• [What you will do]:
Print, word for word, every line from the beginning of the listing up to and including the line with "y_ticks = [0, 5, 10, 15, 20, 25, 30, 35, 40]". Pictures are to be excluded.

• [Collected material]:
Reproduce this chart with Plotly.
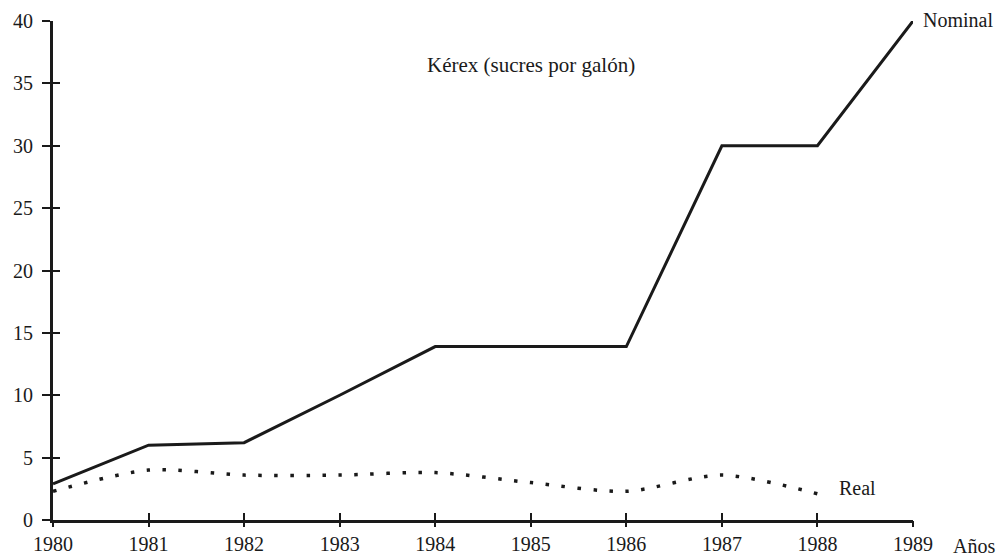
import plotly.graph_objects as go

years = [1980, 1981, 1982, 1983, 1984, 1985, 1986, 1987, 1988, 1989]
nominal = [2.9, 6.0, 6.2, 10.0, 13.9, 13.9, 13.9, 30.0, 30.0, 40.0]
real_years = [1980, 1981, 1982, 1983, 1984, 1985, 1986, 1987, 1988]
real = [2.3, 4.0, 3.6, 3.6, 3.8, 3.0, 2.3, 3.6, 2.1]
y_ticks = [0, 5, 10, 15, 20, 25, 30, 35, 40]

FONT = "Liberation Serif"
INK = "#1a1a1a"
fig = go.Figure()
fig.add_trace(go.Scatter(x=years, y=nominal, mode="lines",
                         line=dict(color=INK, width=3), name="Nominal"))
fig.add_trace(go.Scatter(x=real_years, y=real, mode="lines",
                         line=dict(color=INK, width=3.5, dash="3.5px,12.5px", shape="spline", smoothing=0.8),
                         name="Real"))
# invisible trace to activate overlay axes (for ticks crossing the axis lines)
fig.add_trace(go.Scatter(x=[years[0]], y=[y_ticks[0]], xaxis="x2", yaxis="y2",
                         mode="markers", marker=dict(opacity=0), hoverinfo="skip"))

fig.update_layout(
    width=997, height=552,
    margin=dict(l=45, r=92, t=13, b=40),
    paper_bgcolor="white", plot_bgcolor="white",
    showlegend=False,
    font=dict(family=FONT, size=20, color=INK),
    xaxis=dict(range=[1980, 1989], tickvals=years, showgrid=False, zeroline=False,
               showline=True, linecolor=INK, linewidth=3, automargin=False,
               ticks="inside", ticklen=7, tickwidth=2, tickcolor=INK, showticklabels=False),
    xaxis2=dict(range=[1980, 1989], tickvals=years, overlaying="x", showgrid=False, zeroline=False,
                showline=False, ticks="outside", ticklen=6, tickwidth=2, tickcolor=INK,
                showticklabels=True, side="bottom", automargin=False, anchor="y"),
    yaxis=dict(range=[0, 40], tickvals=y_ticks, showgrid=False, zeroline=False,
               showline=True, linecolor=INK, linewidth=3, automargin=False,
               ticks="outside", ticklen=8, tickwidth=2, tickcolor=INK, ticklabelstandoff=5),
    yaxis2=dict(range=[0, 40], tickvals=y_ticks, overlaying="y", showgrid=False, zeroline=False,
                showline=False, ticks="inside", ticklen=7, tickwidth=2, tickcolor=INK,
                showticklabels=False, side="left", automargin=False, anchor="x"),
)

fig.add_annotation(x=1985, y=36.5, text="Kérex (sucres por galón)", showarrow=False,
                   font=dict(size=21))
fig.add_annotation(x=1989, y=40, text="Nominal", showarrow=False, xanchor="left",
                   xshift=8, yshift=1, font=dict(size=20))
fig.add_annotation(x=1988, y=2.1, text="Real", showarrow=False, xanchor="left",
                   xshift=20, yshift=6, font=dict(size=20))
fig.add_annotation(x=1989, y=0, text="Años", showarrow=False, xanchor="left",
                   xshift=38, yshift=-26, font=dict(size=20))

fig.write_html("out.html")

• [Answer to the exercise]:
Reproduce this chart with Plotly.
import plotly.graph_objects as go

years = [1980, 1981, 1982, 1983, 1984, 1985, 1986, 1987, 1988, 1989]
nominal = [2.9, 6.0, 6.2, 10.0, 13.9, 13.9, 13.9, 30.0, 30.0, 40.0]
real_years = [1980, 1981, 1982, 1983, 1984, 1985, 1986, 1987, 1988]
real = [2.3, 4.0, 3.6, 3.6, 3.8, 3.0, 2.3, 3.6, 2.1]
y_ticks = [0, 5, 10, 15, 20, 25, 30, 35, 40]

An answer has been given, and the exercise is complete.